Kurzer Einbruch in die Idylle

Beim Aktionstag gegen Gentechnik in Groß Lüsewitz sind sich Protestler und Dorfbewohner einig: „Die Konzerne machen doch sowieso, was sie wollen“

Von Genmanipulation hat der frühere Kartoffelzüchter Reinhard K. vor wenigen Jahren zum ersten Mal gehört

Reinhard K. leidet unter Bluthochdruck. Jeder Gang fällt ihm schwer. Deshalb verfolgt der 69-Jährige vom Küchenfenster aus, was an diesem Sonntag vor seiner Haustür passiert. Seit über 50 Jahren wohnt er in Groß Lüsewitz, einem 750 Einwohner zählenden Ort 15 Kilometer östlich von Rostock. Doch so etwas hat er noch nicht erlebt: Dutzende Polizeifahrzeuge mit Kennzeichen, die ihm nichts sagen, parken vor seinem Küchenfenster. Darin eingesperrte Polizeihunde kläffen so laut, dass man sein eigenes Wort nicht versteht.

In Groß Lüsewitz ist „Aktionstag Landwirtschaft“. In dem kleinen Ort gibt es zwei Einrichtungen, die Kartoffeln, Mais und Raps gentechnisch verändern: die Bundesanstalt für Züchtungsforschung an Kulturpflanzen, bis zur Wende Institut für Kartoffelforschung, und das Agrobiotechnikum, eine führende Einrichtung in der Begleitforschung von Bio- und Gentechnologie in der Landwirtschaft.

Während an dem alten DDR-Institut die Farbe abblättert, hat jemand an die frische Fassade des Agrobiotechnikums „Farbbeutel sind keine Argumente, aber eine Sprache, die sie verstehen“ gesprüht. Die Gebäude werden von Dutzenden Polizeibeamten aus Hessen bewacht.

Dabei ist das Geschehen auf der Dorfstraße geradezu idyllisch. Mitglieder von Bürgerinitiativen sitzen vor Transparenten wie „Keine Macht den Gentechnikkonzernen“ auf Holzbänken mit Materialien und Bantam-Maispflanzen. Die Dorfbewohner interessieren sich aber viel mehr dafür, dass es friedlich bleibt. „Hoffentlich werfen keine Chaoten Steine“, sagt eine ältere Dame im Sonntagsstaat. Als um 13 Uhr die Nachricht kommt, dass Aktivisten die Versuchsfelder besetzt hätten, setzt sich die Polizei mit quietschenden Reifen in Bewegung.
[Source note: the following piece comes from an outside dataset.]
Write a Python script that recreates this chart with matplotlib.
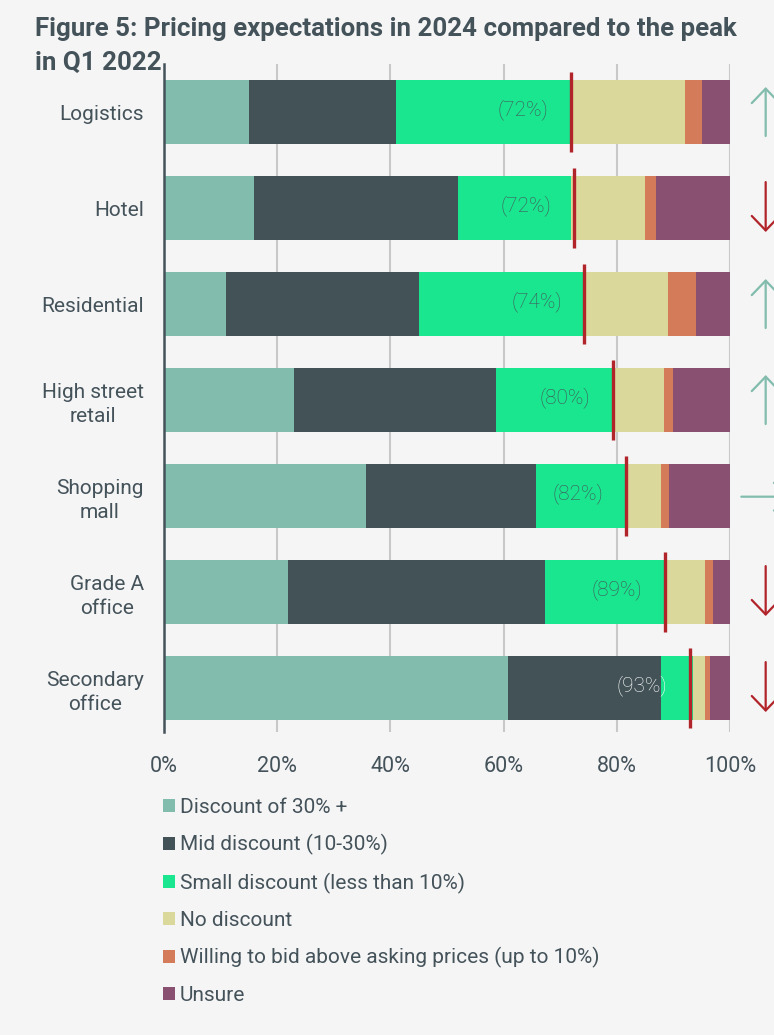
import matplotlib
matplotlib.use("Agg")
import matplotlib.pyplot as plt
from matplotlib.patches import Patch
from matplotlib import font_manager

# ---------------- data ----------------
categories = ["Logistics", "Hotel", "Residential", "High street\nretail",
              "Shopping\nmall", "Grade A\noffice", "Secondary\noffice"]
series_names = ["Discount of 30% +", "Mid discount (10-30%)",
                "Small discount (less than 10%)", "No discount",
                "Willing to bid above asking prices (up to 10%)", "Unsure"]
disc30 = [15, 16, 11, 23, 35.8, 22, 60.8]
mid_disc = [26, 36, 34, 35.6, 30, 45.4, 27]
small_disc = [31, 20, 29, 20.7, 16, 21, 5.6]
no_disc = [20, 13, 15, 9, 6, 7.1, 2.1]
above_ask = [3, 2, 5, 1.6, 1.5, 1.5, 1.0]
unsure = [5, 13, 6, 10.1, 10.7, 3, 3.5]
peak_marker = [72, 72.4, 74.3, 79.4, 81.6, 88.5, 92.9]
peak_labels = ["(72%)", "(72%)", "(74%)", "(80%)", "(82%)", "(89%)", "(93%)"]
trend = ["up", "down", "up", "up", "flat", "down", "down"]
xticks = [0, 20, 40, 60, 80, 100]
xtick_labels = ["0%", "20%", "40%", "60%", "80%", "100%"]

colors = ["#82bcad", "#435257", "#19e68e", "#dbd89b", "#d47b5a", "#895071"]
red = "#b0242a"
teal = "#82bcad"
txt = "#44525a"
bg = "#f5f5f5"

names = {f.name for f in font_manager.fontManager.ttflist}
body_font = "Roboto" if "Roboto" in names else "DejaVu Sans"
title_font, title_size = body_font, 18.6
plt.rcParams["font.family"] = [body_font, "DejaVu Sans"]

W, H = 774, 1035
fig = plt.figure(figsize=(W / 100, H / 100), dpi=100, facecolor=bg)
left, right, top, bottom = 163.8, 730, 64, 732
ax = fig.add_axes([left / W, 1 - bottom / H, (right - left) / W, (bottom - top) / H])
ax.set_facecolor(bg)

y = list(range(len(categories)))
series = [disc30, mid_disc, small_disc, no_disc, above_ask, unsure]
cum = [0.0] * len(categories)
for vals, col, name in zip(series, colors, series_names):
    ax.barh(y, vals, left=cum, height=0.667, color=col, label=name, zorder=2)
    cum = [c + v for c, v in zip(cum, vals)]

for i, (m, lab) in enumerate(zip(peak_marker, peak_labels)):
    ax.plot([m, m], [i - 0.42, i + 0.42], color=red, lw=2.4, zorder=4,
            solid_capstyle="butt")
    ax.text(m - 4, i - 0.03, lab, ha="right", va="center", fontsize=15,
            fontweight="light", color="white" if i == len(categories) - 1 else txt,
            zorder=5)

# trend arrows
for i, t in enumerate(trend):
    if t == "up":
        col, xy, xytext = teal, (106.3, i - 0.26), (106.3, i + 0.25)
    elif t == "down":
        col, xy, xytext = red, (106.3, i + 0.25), (106.3, i - 0.27)
    else:
        col, xy, xytext = teal, (110.6, i + 0.007), (102.0, i + 0.007)
    ax.annotate("", xy=xy, xytext=xytext, annotation_clip=False,
                arrowprops=dict(arrowstyle="->,head_length=0.52,head_width=0.5",
                                color=col, lw=1.6, mutation_scale=20,
                                shrinkA=0, shrinkB=0))

ax.set_xlim(0, 100)
ax.set_ylim(len(categories) - 1 + 0.458, -0.5)
ax.set_xticks(xticks)
ax.set_xticklabels(xtick_labels)
ax.set_yticks(y)
ax.set_yticklabels(categories, multialignment="center", linespacing=1.3)
ax.grid(axis="x", color="#c8c8c8", lw=1.5, zorder=0)
ax.set_axisbelow(True)
for s in ["top", "right", "bottom"]:
    ax.spines[s].set_visible(False)
ax.spines["left"].set_color(txt)
ax.spines["left"].set_linewidth(1.8)
ax.spines["left"].set_zorder(6)
ax.tick_params(axis="x", length=0, pad=17, labelsize=15.5, labelcolor=txt)
ax.tick_params(axis="y", length=0, pad=14.4, labelsize=15, labelcolor=txt)

# legend
handles = [Patch(facecolor=c, edgecolor="none") for c in colors]
fig.legend(handles, series_names, loc="upper left",
           bbox_to_anchor=(163 / W, 1 - 798 / H), frameon=False,
           fontsize=15, labelcolor=txt, handlelength=0.58, handleheight=0.58,
           handletextpad=0.22, labelspacing=0.83, borderaxespad=0, borderpad=0)

fig.text(35 / W, 1 - 36 / H, "Figure 5: Pricing expectations in 2024 compared to the peak",
         family=[title_font, "DejaVu Sans"], fontsize=title_size, fontweight="bold",
         color=txt, ha="left", va="baseline")
fig.text(35 / W, 1 - 70 / H, "in Q1 2022",
         family=[title_font, "DejaVu Sans"], fontsize=title_size, fontweight="bold",
         color=txt, ha="left", va="baseline")

fig.savefig("out.png", dpi=100, facecolor=bg)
„Ich kann mit dem Thema schon etwas anfangen“, sagt Reinhard K. Über 30 Jahre hat er als landwirtschaftlich-technischer Assistent im Institut für Kartoffelforschung gearbeitet, bis zur Wende 1990. Stolz erzählt er, wie sein Kollektiv es schaffte, den Ölgehalt von Rapspflanzen „durch natürliche Auslese“ von 42 auf 48 Prozent zu steigern. Natürlich habe es auch Reinfälle gegeben. Bei der Züchtung von Kartoffeln zum Beispiel. „Die sahen schwarz aus und schmeckten scheußlich.“ Das Wort „Genmanipulation“ hat Reinhard K. vor wenigen Jahren zum ersten Mal gehört. „Wenn ich wüsste, was dabei rauskommt“, sagt er. „Letztendlich geht es doch nur ums Geld.“ Seine Frau, die ebenfalls dort gearbeitet hat, sieht das genau so. „Aber wir sind aus dem Protestieralter heraus“, sagt die 72-Jährige.

Den Sohn interessiert der Aktionstag wenig, zu dem nur ein Bruchteil der angekündigten 1.000 Demonstranten gekommen ist. „Die Konzerne machen doch sowieso, was sie wollen.“

PS: Am Nachmittag nimmt die Polizei einen Demonstranten in Gewahrsam, der eines der Versuchsfelder betreten will. Er sagt, er habe „ein dringendes Bedürfnis“ verspürt.